● **Collected data**:
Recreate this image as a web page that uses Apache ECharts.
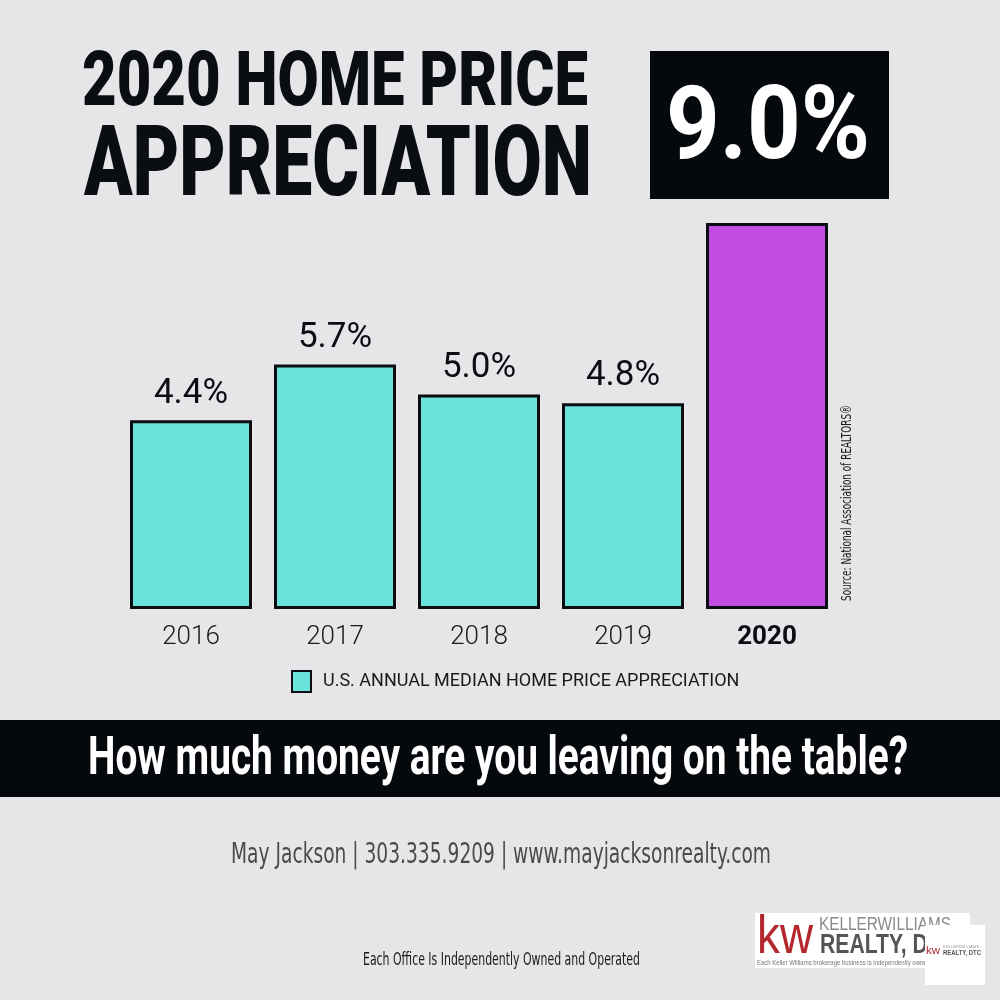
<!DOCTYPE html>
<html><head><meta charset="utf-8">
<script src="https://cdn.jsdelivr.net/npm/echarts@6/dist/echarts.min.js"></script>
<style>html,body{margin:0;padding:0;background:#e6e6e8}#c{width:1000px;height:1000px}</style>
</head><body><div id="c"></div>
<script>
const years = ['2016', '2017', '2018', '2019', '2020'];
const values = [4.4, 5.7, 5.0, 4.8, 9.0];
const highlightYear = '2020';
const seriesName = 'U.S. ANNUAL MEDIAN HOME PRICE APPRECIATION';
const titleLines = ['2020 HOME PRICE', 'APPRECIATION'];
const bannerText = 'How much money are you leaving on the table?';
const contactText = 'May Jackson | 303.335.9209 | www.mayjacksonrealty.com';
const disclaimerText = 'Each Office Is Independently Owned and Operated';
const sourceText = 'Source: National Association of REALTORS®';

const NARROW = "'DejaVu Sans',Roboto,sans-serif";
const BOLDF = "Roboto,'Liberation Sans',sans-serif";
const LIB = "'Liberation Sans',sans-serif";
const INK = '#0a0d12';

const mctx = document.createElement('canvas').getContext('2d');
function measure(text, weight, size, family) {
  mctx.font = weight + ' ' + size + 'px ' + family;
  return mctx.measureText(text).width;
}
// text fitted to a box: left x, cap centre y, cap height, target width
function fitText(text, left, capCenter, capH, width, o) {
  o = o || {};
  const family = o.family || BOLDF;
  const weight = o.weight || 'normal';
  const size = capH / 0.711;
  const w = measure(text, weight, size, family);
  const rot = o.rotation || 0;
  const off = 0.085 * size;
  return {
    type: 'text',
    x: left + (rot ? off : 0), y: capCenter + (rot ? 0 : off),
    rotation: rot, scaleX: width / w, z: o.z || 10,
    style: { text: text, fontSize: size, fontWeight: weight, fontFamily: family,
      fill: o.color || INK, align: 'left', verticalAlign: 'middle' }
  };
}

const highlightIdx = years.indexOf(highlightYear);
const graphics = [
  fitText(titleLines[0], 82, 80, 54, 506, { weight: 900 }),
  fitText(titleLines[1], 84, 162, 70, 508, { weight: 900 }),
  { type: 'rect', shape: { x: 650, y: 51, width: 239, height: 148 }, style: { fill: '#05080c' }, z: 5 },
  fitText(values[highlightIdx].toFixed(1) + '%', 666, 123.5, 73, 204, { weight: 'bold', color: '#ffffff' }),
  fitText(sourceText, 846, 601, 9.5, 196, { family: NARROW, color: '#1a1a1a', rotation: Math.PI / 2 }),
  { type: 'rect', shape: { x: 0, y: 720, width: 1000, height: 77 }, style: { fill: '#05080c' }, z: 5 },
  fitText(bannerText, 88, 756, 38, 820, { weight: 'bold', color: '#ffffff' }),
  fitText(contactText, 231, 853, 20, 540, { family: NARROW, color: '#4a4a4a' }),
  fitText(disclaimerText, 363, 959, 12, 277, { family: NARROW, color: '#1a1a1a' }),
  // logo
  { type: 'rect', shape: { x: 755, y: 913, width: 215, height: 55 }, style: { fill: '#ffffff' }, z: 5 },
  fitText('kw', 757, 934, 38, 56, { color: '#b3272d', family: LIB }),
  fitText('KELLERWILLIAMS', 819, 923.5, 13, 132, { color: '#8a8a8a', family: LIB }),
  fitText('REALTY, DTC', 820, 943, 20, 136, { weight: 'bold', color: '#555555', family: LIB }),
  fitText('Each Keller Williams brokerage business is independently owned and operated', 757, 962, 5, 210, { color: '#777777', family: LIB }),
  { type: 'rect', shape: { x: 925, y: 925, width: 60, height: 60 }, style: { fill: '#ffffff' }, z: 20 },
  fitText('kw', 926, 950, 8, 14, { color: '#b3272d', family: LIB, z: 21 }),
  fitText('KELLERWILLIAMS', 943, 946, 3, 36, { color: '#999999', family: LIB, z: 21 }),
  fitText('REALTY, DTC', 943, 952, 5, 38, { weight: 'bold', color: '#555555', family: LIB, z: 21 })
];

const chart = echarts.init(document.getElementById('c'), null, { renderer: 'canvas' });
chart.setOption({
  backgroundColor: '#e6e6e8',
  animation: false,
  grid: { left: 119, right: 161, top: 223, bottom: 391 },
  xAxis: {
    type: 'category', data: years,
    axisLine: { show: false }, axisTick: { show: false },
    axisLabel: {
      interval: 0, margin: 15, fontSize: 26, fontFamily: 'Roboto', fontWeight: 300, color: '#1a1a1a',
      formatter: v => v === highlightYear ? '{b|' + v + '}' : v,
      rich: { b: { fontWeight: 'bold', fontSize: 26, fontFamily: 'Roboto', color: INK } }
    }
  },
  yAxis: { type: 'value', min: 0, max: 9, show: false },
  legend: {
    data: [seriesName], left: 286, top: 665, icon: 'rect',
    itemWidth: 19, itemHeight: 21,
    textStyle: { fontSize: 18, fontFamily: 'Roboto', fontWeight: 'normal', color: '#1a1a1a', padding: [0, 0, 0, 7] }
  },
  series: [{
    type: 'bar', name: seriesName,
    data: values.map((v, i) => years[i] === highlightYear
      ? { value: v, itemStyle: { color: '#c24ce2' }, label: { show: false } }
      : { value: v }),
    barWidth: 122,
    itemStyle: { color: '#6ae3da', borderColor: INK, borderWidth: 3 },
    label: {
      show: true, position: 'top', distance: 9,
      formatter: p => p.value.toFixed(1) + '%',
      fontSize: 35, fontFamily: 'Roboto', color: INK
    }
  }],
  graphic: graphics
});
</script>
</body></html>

● **Directive**:
Return only the lines running from the top of the data to the line that holds "const sourceText = 'Source: National". Include both of those lines, but skip the pictures.

● **Exercise output**:
Recreate this image as a web page that uses Apache ECharts.
<!DOCTYPE html>
<html><head><meta charset="utf-8">
<script src="https://cdn.jsdelivr.net/npm/echarts@6/dist/echarts.min.js"></script>
<style>html,body{margin:0;padding:0;background:#e6e6e8}#c{width:1000px;height:1000px}</style>
</head><body><div id="c"></div>
<script>
const years = ['2016', '2017', '2018', '2019', '2020'];
const values = [4.4, 5.7, 5.0, 4.8, 9.0];
const highlightYear = '2020';
const seriesName = 'U.S. ANNUAL MEDIAN HOME PRICE APPRECIATION';
const titleLines = ['2020 HOME PRICE', 'APPRECIATION'];
const bannerText = 'How much money are you leaving on the table?';
const contactText = 'May Jackson | 303.335.9209 | www.mayjacksonrealty.com';
const disclaimerText = 'Each Office Is Independently Owned and Operated';
const sourceText = 'Source: National Association of REALTORS®';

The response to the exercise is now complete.